No processo C‑328/12,

que tem por objeto um pedido de decisão prejudicial apresentado, nos termos do artigo 267.° TFUE, pelo Bundesgerichtshof (Alemanha), por decisão de 21 de junho de 2012, que deu entrada no Tribunal de Justiça em 11 de julho de 2012, no processo

Ralph Schmid, que age na qualidade de administrador da insolvência no processo de insolvência relativo ao património de Aletta Zimmermann,

contra

Lilly Hertel,

O TRIBUNAL DE JUSTIÇA (Primeira Secção),

composto por: A. Tizzano, presidente de secção, K. Lenaerts, vice‑presidente do Tribunal de Justiça, exercendo funções de juiz da Primeira Secção, A. Borg Barthet, E. Levits e M. Berger (relatora), juízes,

advogado‑geral: E. Sharpston,

secretário: K. Malacek, administrador,

vistos os autos e após a audiência de 10 de abril de 2013,

vistas as observações apresentadas:

¾        em representação de R. Schmid, que age na qualidade de administrador da insolvência no processo de insolvência relativo ao património de A. Zimmermann, por G. S. Mohnfeld, Rechtsanwalt,

¾        em representação do Governo alemão, por T. Henze e J. Kemper, na qualidade de agentes,

¾        em representação da Comissão Europeia, por W. Bogensberger e M. Wilderspin, na qualidade de agentes,

ouvidas as conclusões da advogada‑geral na audiência de 10 de setembro de 2013,

profere o presente

Acórdão

1        O pedido de decisão prejudicial tem por objeto a interpretação do artigo 3.°, n.° 1, do Regulamento (CE) n.° 1346/2000 do Conselho, de 29 de maio de 2000, relativo aos processos de insolvência (JO L 160, p. 1, a seguir «regulamento»).
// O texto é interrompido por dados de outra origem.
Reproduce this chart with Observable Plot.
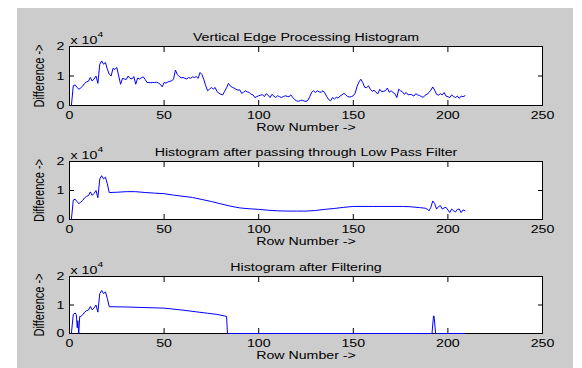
<!DOCTYPE html>
<html><head><meta charset="utf-8">
<script src="https://cdn.jsdelivr.net/npm/d3@7"></script>
<script src="https://cdn.jsdelivr.net/npm/@observablehq/plot@0.6"></script>
<style>
body{margin:0;background:#fff;}
#fig{position:relative;width:582px;height:368px;overflow:hidden;}
#bg{position:absolute;left:17px;top:8px;width:556px;height:360px;background:#cccccc;}
.panel{position:absolute;left:0;}
</style></head><body>
<div id="fig"><div id="bg"></div></div>
<script>
// ---- text ----
const titles = ["Vertical Edge Processing Histogram", "Histogram after passing through Low Pass Filter", "Histogram after Filtering"];
const xLabel = "Row Number ->";
const yLabel = "Difference ->";
const xTicks = [0, 50, 100, 150, 200, 250];
const yTicks = [0, 1, 2]; // x 10^4

// ---- data (Difference, in units of 10^4) ----
const rawRows = d3.range(1, 210);
const rawValues = [
 0.00,0.67,0.70,0.61,0.55,0.60,0.66,0.75,0.80,0.82,
 0.95,0.83,0.90,1.00,0.75,1.40,1.51,1.40,1.46,1.23,
 1.06,1.00,1.26,1.22,1.29,1.00,0.72,0.92,0.90,0.88,
 1.00,0.92,0.90,0.98,0.72,0.93,0.90,0.94,0.97,0.88,
 0.78,0.78,0.77,0.78,0.78,0.79,0.76,0.72,0.63,0.78,
 0.76,0.80,0.82,0.83,0.90,1.20,1.05,0.98,0.94,0.95,
 0.92,0.90,0.95,0.92,0.97,0.95,0.98,0.92,1.12,1.05,
 0.88,0.67,0.50,0.55,0.61,0.56,0.61,0.47,0.42,0.38,
 0.36,0.48,0.60,0.75,0.66,0.62,0.59,0.55,0.52,0.53,
 0.41,0.45,0.50,0.46,0.44,0.38,0.36,0.27,0.30,0.33,
 0.35,0.37,0.30,0.40,0.35,0.27,0.38,0.32,0.27,0.33,
 0.30,0.27,0.30,0.33,0.31,0.30,0.36,0.27,0.20,0.16,
 0.14,0.17,0.18,0.15,0.14,0.18,0.30,0.45,0.50,0.44,
 0.50,0.46,0.45,0.50,0.42,0.30,0.20,0.16,0.27,0.22,
 0.28,0.25,0.32,0.36,0.41,0.37,0.30,0.29,0.30,0.33,
 0.42,0.65,0.80,0.89,0.78,0.62,0.60,0.67,0.55,0.48,
 0.52,0.44,0.40,0.55,0.47,0.48,0.50,0.59,0.45,0.50,
 0.44,0.40,0.27,0.55,0.50,0.46,0.38,0.44,0.36,0.38,
 0.36,0.32,0.40,0.36,0.34,0.30,0.28,0.35,0.38,0.44,
 0.52,0.63,0.52,0.38,0.35,0.40,0.36,0.44,0.32,0.30,
 0.27,0.36,0.30,0.27,0.32,0.24,0.32,0.30,0.33
];
const lowPassRows = [
 1,2,3,4,5,6,7,8,9,10,11,12,13,14,15,16,17,18,19,20,
 21,25,30,35,40,45,50,55,60,65,70,75,80,85,90,95,100,105,110,115,
 120,125,130,135,140,145,150,160,170,176,180,185,188,189,190,191,192,193,194,195,
 196,197,198,199,200,201,202,203,204,205,206,207,208,209
];
const lowPassValues = [
 0.00,0.67,0.70,0.61,0.55,0.60,0.66,0.75,0.80,0.82,0.95,0.83,0.90,1.00,0.75,1.40,1.51,1.40,1.46,1.23,
 0.93,0.94,0.96,0.96,0.93,0.91,0.89,0.84,0.80,0.76,0.69,0.62,0.54,0.46,0.40,0.37,0.35,0.32,0.30,0.29,
 0.29,0.29,0.31,0.35,0.38,0.42,0.45,0.45,0.45,0.45,0.44,0.41,0.39,0.36,0.30,0.42,0.64,0.55,0.36,0.44,
 0.48,0.36,0.40,0.42,0.33,0.24,0.36,0.30,0.26,0.35,0.36,0.24,0.33,0.30
];
const filteredRows = [
 1,2,3,3.6,4.1,4.4,4.9,5.4,6,7,8,9,10,11,12,13,14,15,16,17,18,19,20,
 21,30,40,50,60,67,73,78,83,83.5,100,150,191.6,192.4,192.7,193.5,209
];
const filteredValues = [
 0.00,0.67,0.72,0.66,0.20,0.45,0.00,0.60,0.60,0.66,0.75,0.80,0.82,0.95,0.83,0.90,1.00,0.75,1.40,1.51,1.40,1.46,1.23,
 0.94,0.93,0.91,0.89,0.82,0.76,0.71,0.67,0.60,0.00,0.00,0.00,0.00,0.62,0.60,0.00,0.00
];

const series = [
  {rows: rawRows, values: rawValues},
  {rows: lowPassRows, values: lowPassValues},
  {rows: filteredRows, values: filteredValues}
];
const layout = [
  {top: 0, height: 124, marginTop: 46, marginBottom: 19},
  {top: 124, height: 116, marginTop: 37, marginBottom: 21},
  {top: 240, height: 128, marginTop: 36, marginBottom: 35}
];
const STRETCH = 1.29; // the reference's text is wider than it is tall
const FONT = 11;

function toPx(v, fs) {
  if (v == null) return 0;
  const n = parseFloat(v);
  if (!isFinite(n)) return 0;
  return String(v).trim().endsWith("em") ? n * fs : n;
}

const fig = document.getElementById("fig");
series.forEach((s, k) => {
  const L = layout[k];
  const data = s.rows.map((r, i) => ({row: r, value: s.values[i]}));
  const svg = Plot.plot({
    width: 582, height: L.height,
    marginTop: L.marginTop, marginBottom: L.marginBottom, marginLeft: 69, marginRight: 40,
    style: `background:transparent;font-family:'Liberation Sans',Arial,sans-serif;font-size:${FONT}px;color:#000;overflow:visible;`,
    x: {domain: [0, 250]},
    y: {domain: [0, 2]},
    marks: [
      Plot.frame({fill: "white", stroke: null}),
      Plot.frame({stroke: "black"}),
      Plot.axisX(xTicks, {anchor: "bottom", tickSize: 0, tickPadding: 6, label: null}),
      Plot.axisX(xTicks, {anchor: "bottom", tickSize: -5, tickFormat: () => "", label: null}),
      Plot.axisX(xTicks, {anchor: "top", tickSize: -5, tickFormat: () => "", label: null}),
      Plot.axisY(yTicks, {anchor: "left", tickSize: 0, tickPadding: 5, label: null}),
      Plot.axisY(yTicks, {anchor: "left", tickSize: -5, tickFormat: () => "", label: null}),
      Plot.axisY(yTicks, {anchor: "right", tickSize: -5, tickFormat: () => "", label: null}),
      Plot.text([titles[k]], {frameAnchor: "top", dy: -13.5, fill: "black"}),
      Plot.text(["x 10"], {frameAnchor: "top-left", dx: 1, dy: -10, textAnchor: "start", fill: "black"}),
      Plot.text(["4"], {frameAnchor: "top-left", dx: 28, dy: -15.5, textAnchor: "start", fontSize: 8, fill: "black"}),
      Plot.text([yLabel], {frameAnchor: "left", dx: -29, rotate: -90, textAnchor: "middle", fill: "black"}),
      Plot.text([xLabel], {frameAnchor: "bottom", dy: 25, fill: "black"}),
      Plot.line(data, {x: "row", y: "value", stroke: "#0000ff", strokeWidth: 1})
    ]
  });
  // widen the glyphs about each text's own anchor, as in the reference
  svg.querySelectorAll("text").forEach(t => {
    const tr = t.getAttribute("transform") || "";
    const fs = toPx(t.getAttribute("font-size"), FONT) || FONT;
    if (tr.includes("rotate")) {
      const y = toPx(t.getAttribute("y"), fs);
      t.setAttribute("transform", `${tr} translate(0,${y}) scale(1,${STRETCH}) translate(0,${-y})`);
    } else {
      const x = toPx(t.getAttribute("x"), fs);
      t.setAttribute("transform", `${tr} translate(${x},0) scale(${STRETCH},1) translate(${-x},0)`);
    }
  });
  svg.classList.add("panel");
  svg.style.top = L.top + "px";
  fig.appendChild(svg);
});
</script>
</body></html>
2        Este pedido foi apresentado no âmbito de um litígio entre R. Schmid, que age na qualidade de administrador da insolvência no processo de insolvência relativo ao património de A. Zimmermann (a seguir «devedora»), e L. Hertel, residente na Suíça, relativamente a uma ação resolutória.

 Quadro jurídico

3        Os considerandos 2 a 4, 8, 12 e 14 do referido regulamento enunciam:

«(2)      O bom funcionamento do mercado interno exige que os processos de insolvência que produzem efeitos transfronteiriços se efetuem de forma eficiente e eficaz [...]

(3)       Cada vez mais, as atividades das empresas produzem efeitos transfronteiriços e são, por este motivo, regulamentadas por legislação comunitária. Como a insolvência dessas empresas afeta, nomeadamente, o bom funcionamento do mercado interno, faz‑se sentir a necessidade de um ato da Comunidade que exija a coordenação das medidas a tomar relativamente aos bens de um devedor insolvente.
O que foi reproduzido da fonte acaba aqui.